A good link-in-bio setup:
- Sends people to 3–5 clear next steps (book, shop, subscribe, locations)
- Matches the offer you mention most in videos
- Makes mobile conversion painless
If your TikTok is a billboard, your link-in-bio is the front door.
Measure TikTok ROI like an operator, not a creator
TikTok ROI gets fuzzy when you only track views. Views are attention—not business impact.
Track in two layers:
- Content health metrics (weekly)
- Average views per post
- Watch time / completion signals (if available)
- Comments + saves + shares
- Business metrics (monthly)
- Website clicks from profile
- DM volume and quality
- Bookings, form fills, purchases
A simple 90-day optimization loop:
- Double down on your top 20% performing format
- Retire what repeatedly underperforms (after 3 honest tries)

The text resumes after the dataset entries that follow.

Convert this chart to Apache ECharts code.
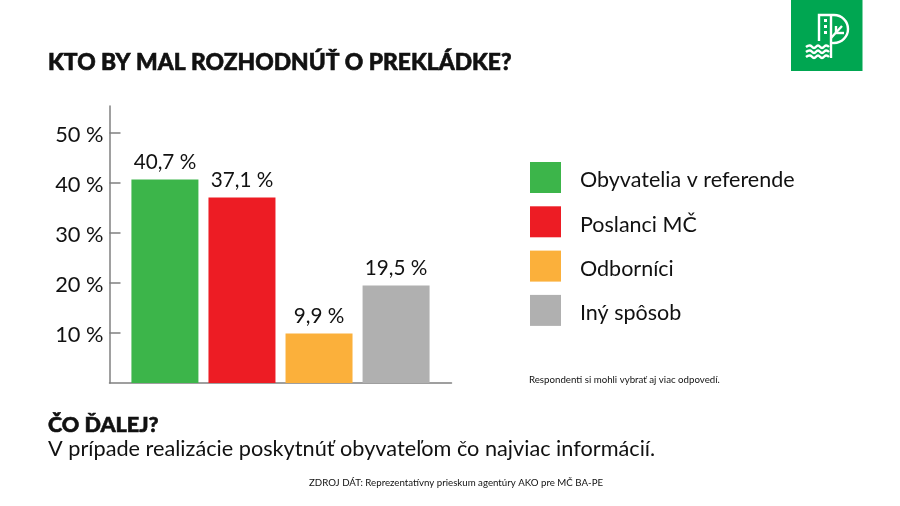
<!DOCTYPE html>
<html>
<head>
<meta charset="utf-8">
<style>
  html, body { margin: 0; padding: 0; background: #fff; }
  #main { width: 900px; height: 506px; }
</style>
<script src="https://cdn.jsdelivr.net/npm/echarts@6/dist/echarts.min.js"></script>
</head>
<body>
<div id="main"></div>
<script>
const names = ["Obyvatelia v referende", "Poslanci MČ", "Odborníci", "Iný spôsob"];
const values = [40.7, 37.1, 9.9, 19.5];
const colors = ["#3cb54a", "#ed1c24", "#fbb03b", "#b0b0b0"];
const yTicks = [10, 20, 30, 40, 50];

const FONT = "Lato";
const INK = "#111";

function pct(v) {
  return String(v).replace(".", ",") + " %";
}

function titleAt(text, left, top, fontSize, fontWeight) {
  const heavy = fontWeight > 400;
  return {
    text, left, top, padding: 0,
    textStyle: {
      fontFamily: FONT, fontSize, fontWeight, color: INK,
      textBorderColor: heavy ? INK : "transparent",
      textBorderWidth: heavy ? 0.6 : 0
    }
  };
}

const logoColor = "#00a651";
const logoLine = { stroke: "#fff", lineWidth: 2.4, fill: "none" };

function logoPoly(points, smooth) {
  return { type: "polyline", shape: { points, smooth: smooth || 0 }, style: logoLine, silent: true };
}

function logoWave(y) {
  return logoPoly([[806, y], [810, y - 1.5], [814, y + 1], [818, y - 1.5], [822, y + 1], [826, y - 1.5], [829, y]], 0.5);
}

function logoWindow(y) {
  return { type: "rect", shape: { x: 824, y, width: 3, height: 3 }, style: { fill: "#fff" }, silent: true };
}

const myEchart = echarts.init(document.getElementById("main"), null, { renderer: "canvas" });

myEchart.setOption({
  animation: false,
  backgroundColor: "#fff",
  textStyle: { fontFamily: FONT, color: INK },
  title: [
    titleAt("KTO BY MAL ROZHODNÚŤ O PREKLÁDKE?", 48, 51, 22.8, 900),
    titleAt("ČO ĎALEJ?", 48, 414, 21.6, 900),
    titleAt("V prípade realizácie poskytnúť obyvateľom čo najviac informácií.", 48, 438, 21.7, 400),
    titleAt("Respondenti si mohli vybrať aj viac odpovedí.", 529, 375, 9.7, 400),
    titleAt("ZDROJ DÁT: Reprezentatívny prieskum agentúry AKO pre MČ BA-PE", 309, 478, 9.7, 400)
  ],
  grid: { left: 109.5, top: 106, width: 342, height: 277, containLabel: false },
  legend: {
    orient: "vertical",
    left: 530,
    top: 162,
    padding: 0,
    icon: "rect",
    itemWidth: 31,
    itemHeight: 31,
    itemGap: 13.3,
    selectedMode: false,
    data: names,
    formatter: n => "{a|" + n + "}",
    textStyle: {
      fontFamily: FONT, fontSize: 21.5, color: INK,
      rich: { a: { fontFamily: FONT, fontSize: 21.5, color: INK, padding: [6, 0, 0, 14] } }
    }
  },
  xAxis: {
    type: "category",
    data: [""],
    axisLine: { lineStyle: { color: "#808080", width: 1.5 } },
    axisTick: { show: false },
    axisLabel: { show: false }
  },
  yAxis: {
    type: "value",
    min: 0,
    max: 55.4,
    interval: 10,
    splitLine: { show: false },
    axisLine: { show: true, lineStyle: { color: "#808080", width: 1.5 } },
    axisTick: { show: true, inside: true, length: 11, customValues: yTicks, lineStyle: { color: "#808080", width: 1.5 } },
    axisLabel: {
      margin: 6,
      customValues: yTicks,
      formatter: v => "{a|" + v + " %}",
      rich: { a: { fontFamily: FONT, fontSize: 21.8, color: INK, padding: [4, 0, 0, 0] } }
    }
  },
  series: names.map((name, i) => ({
    name,
    type: "bar",
    barWidth: 67,
    barGap: "15%",
    data: [values[i]],
    itemStyle: { color: colors[i] },
    label: {
      show: true,
      position: "top",
      distance: 7,
      fontFamily: FONT,
      fontSize: 20.7,
      color: INK,
      formatter: p => pct(p.value)
    }
  })),
  graphic: [
    { type: "rect", shape: { x: 791, y: 0, width: 71.5, height: 71 }, style: { fill: logoColor }, silent: true },
    logoPoly([[819, 41], [819, 15], [834, 15]]),
    { type: "arc", shape: { cx: 834, cy: 29, r: 14, startAngle: -Math.PI / 2, endAngle: Math.PI / 2 }, style: logoLine, silent: true },
    logoPoly([[834, 43], [831, 43]]),
    logoPoly([[831, 15], [831, 58]]),
    logoPoly([[831, 38], [842, 26]]),
    logoPoly([[836, 26], [836, 33]]),
    logoPoly([[836, 33], [844, 33]]),
    logoWindow(19),
    logoWindow(25),
    logoWindow(31),
    logoWave(47),
    logoWave(52),
    logoWave(57)
  ]
});
</script>
</body>
</html>
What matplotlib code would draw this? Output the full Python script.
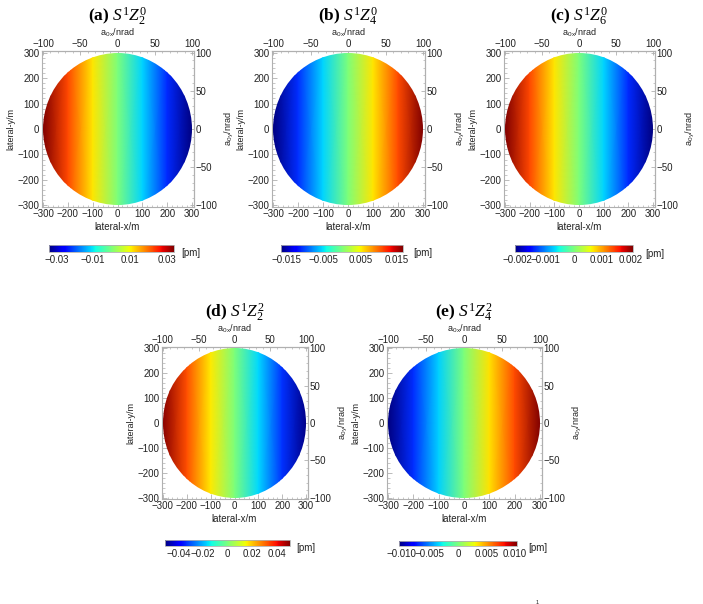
import matplotlib
matplotlib.use("Agg")
import matplotlib.pyplot as plt
import numpy as np
from matplotlib.patches import Circle
from matplotlib.ticker import MultipleLocator

plt.rcParams['font.family'] = ['Liberation Sans', 'DejaVu Sans']
plt.rcParams['mathtext.fontset'] = 'custom'
plt.rcParams['mathtext.rm'] = 'Liberation Serif'
plt.rcParams['mathtext.it'] = 'Liberation Serif:italic'
plt.rcParams['mathtext.bf'] = 'Liberation Serif:bold'
plt.rcParams['mathtext.sf'] = 'Liberation Sans'

W, H = 703, 604

panel_tags = ['(a)', '(b)', '(c)', '(d)', '(e)']
panel_terms = [r'S^{1}Z_{2}^{0}', r'S^{1}Z_{4}^{0}', r'S^{1}Z_{6}^{0}',
               r'S^{1}Z_{2}^{2}', r'S^{1}Z_{4}^{2}']
x_samples = [-300, -200, -100, 0, 100, 200, 300]
vals_a = [0.034, 0.0227, 0.0113, 0.0, -0.0113, -0.0227, -0.034]
vals_b = [-0.0165, -0.011, -0.0055, 0.0, 0.0055, 0.011, 0.0165]
vals_c = [0.0021, 0.0014, 0.0007, 0.0, -0.0007, -0.0014, -0.0021]
vals_d = [0.05, 0.0333, 0.0167, 0.0, -0.0167, -0.0333, -0.05]
vals_e = [-0.0104, -0.0069, -0.0035, 0.0, 0.0035, 0.0069, 0.0104]
panel_vals = [vals_a, vals_b, vals_c, vals_d, vals_e]

# colorbar ranges and ticks
cbar_lims = [0.034, 0.0166, 0.0021, 0.051, 0.0104]
cbar_ticks = [[-0.03, -0.01, 0.01, 0.03],
              [-0.015, -0.005, 0.005, 0.015],
              [-0.002, -0.001, 0, 0.001, 0.002],
              [-0.04, -0.02, 0, 0.02, 0.04],
              [-0.010, -0.005, 0, 0.005, 0.010]]
cbar_ticklabels = [['\u22120.03', '\u22120.01', '0.01', '0.03'],
                   ['\u22120.015', '\u22120.005', '0.005', '0.015'],
                   ['\u22120.002', '\u22120.001', '0', '0.001', '0.002'],
                   ['\u22120.04', '\u22120.02', '0', '0.02', '0.04'],
                   ['\u22120.010', '\u22120.005', '0', '0.005', '0.010']]

# layout in pixels: (left, top, right, bottom)
ax_boxes = [(41.5, 51, 193.5, 207), (271.5, 51, 424.5, 207), (503.5, 51, 654.5, 207),
            (161.5, 347, 307.5, 499), (386.5, 347, 541.5, 499)]
cb_boxes = [(49, 245, 174, 252), (281, 245, 403, 252), (515, 245, 633, 252),
            (165, 540, 290, 546), (399, 541, 517, 546)]
pm_pos = [(191, 253), (423, 253), (655, 254), (306, 548), (538, 548)]

GRAY = '#b0b0b0'
TXT = '#222222'
LIM = 306


def fbox(l, t, r, b):
    return [l / W, 1 - b / H, (r - l) / W, (b - t) / H]


def ftxt(x, y, s, **kw):
    fig.text(x / W, 1 - y / H, s, **kw)


fig = plt.figure(figsize=(W / 100, H / 100), dpi=100)

for i in range(5):
    l, t, r, b = ax_boxes[i]
    ax = fig.add_axes(fbox(l, t, r, b))
    ax.set_axisbelow(True)
    X, Y = np.meshgrid(x_samples, [-300, 300])
    C = np.vstack([panel_vals[i], panel_vals[i]])
    mesh = ax.pcolormesh(X, Y, C, shading='gouraud', cmap='jet',
                         vmin=-cbar_lims[i], vmax=cbar_lims[i], zorder=3)
    circ = Circle((0, 0), 300, transform=ax.transData)
    mesh.set_clip_path(circ)
    ax.set_xlim(-LIM, LIM)
    ax.set_ylim(-LIM, LIM)
    ax.set_aspect('auto')
    for sp in ax.spines.values():
        sp.set_color(GRAY)
        sp.set_linewidth(0.8)
    ax.xaxis.set_major_locator(MultipleLocator(100))
    ax.xaxis.set_minor_locator(MultipleLocator(20))
    ax.yaxis.set_major_locator(MultipleLocator(100))
    ax.yaxis.set_minor_locator(MultipleLocator(20))
    ax.tick_params(which='both', direction='in', color=GRAY, labelcolor=TXT,
                   labelsize=7, pad=1.5, top=False, right=False)
    ax.tick_params(which='major', length=3.5, width=0.6)
    ax.tick_params(which='minor', length=1.8, width=0.5)

    secx = ax.secondary_xaxis('top', functions=(lambda v: v / 3, lambda v: v * 3))
    secy = ax.secondary_yaxis('right', functions=(lambda v: v / 3, lambda v: v * 3))
    for sec in (secx, secy):
        sec.set_ticks([-100, -50, 0, 50, 100])
        sec.tick_params(which='both', direction='in', color=GRAY, labelcolor=TXT,
                        labelsize=7, pad=1.5)
        sec.tick_params(which='major', length=3, width=0.6)
        sec.tick_params(which='minor', length=1.5, width=0.5)
        for sp in sec.spines.values():
            sp.set_color(GRAY)
            sp.set_linewidth(0.8)
    secx.xaxis.set_minor_locator(MultipleLocator(10))
    secy.yaxis.set_minor_locator(MultipleLocator(10))

    cx = (l + r) / 2
    cy = (t + b) / 2
    ftxt(cx, t - 34, r'$\mathbf{' + panel_tags[i] + r'}\ ' + panel_terms[i] + '$',
         fontsize=12.5, ha='center', va='center', color='black')
    ftxt(cx, t - 18, r'$\mathsf{a}_{\mathsf{0\,x}}$/nrad', fontsize=6.5,
         ha='center', va='center', color=TXT)
    ftxt(cx, b + 20.5, 'lateral-x/m', fontsize=7, ha='center', va='center', color=TXT)
    ftxt(l - 31, cy, 'lateral-y/m', fontsize=6.5, rotation=90,
         ha='center', va='center', color=TXT)
    ftxt(r + 35, cy, r'$\mathsf{a}_{\mathsf{0\,y}}$/nrad', fontsize=6.5, rotation=90,
         ha='center', va='center', color=TXT)

    # colorbar
    cax = fig.add_axes(fbox(*cb_boxes[i]))
    cb = fig.colorbar(mesh, cax=cax, orientation='horizontal')
    cb.set_ticks(cbar_ticks[i])
    cb.set_ticklabels(cbar_ticklabels[i])
    cb.outline.set_edgecolor(GRAY)
    cb.outline.set_linewidth(0.6)
    cax.tick_params(length=0, labelsize=7, labelcolor=TXT, pad=2.5)
    ftxt(pm_pos[i][0], pm_pos[i][1], '[pm]', fontsize=7, ha='center',
         va='center', color=TXT)

ftxt(537, 602, '1', fontsize=4, ha='center', va='center', color=TXT)

fig.savefig('out.png', dpi=100)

- Turn common comments into new videos
- Test one new idea per week (trend, sound, format)
The reality? TikTok is less about “finding the perfect strategy” and more about building a feedback loop you’ll actually run.
Your next 7 days: a practical TikTok plan for lean teams
If you want momentum by next week, do this:
- Create a business account so you have analytics and business features.
- Write a 15-video idea list using the 5-format content menu.
- Batch record 5 videos in one session.
- Schedule 3 posts for the week (add two if you can).
- Reply to every comment for the first hour after posting (or as soon as you can).
- End each video with one clear action: comment, DM, click, or follow.
If you stick with this for 30 days, you’ll have something most small businesses never build: a repeatable TikTok marketing engine.
What would happen to your pipeline if you could publish consistently for the next quarter—without adding headcount?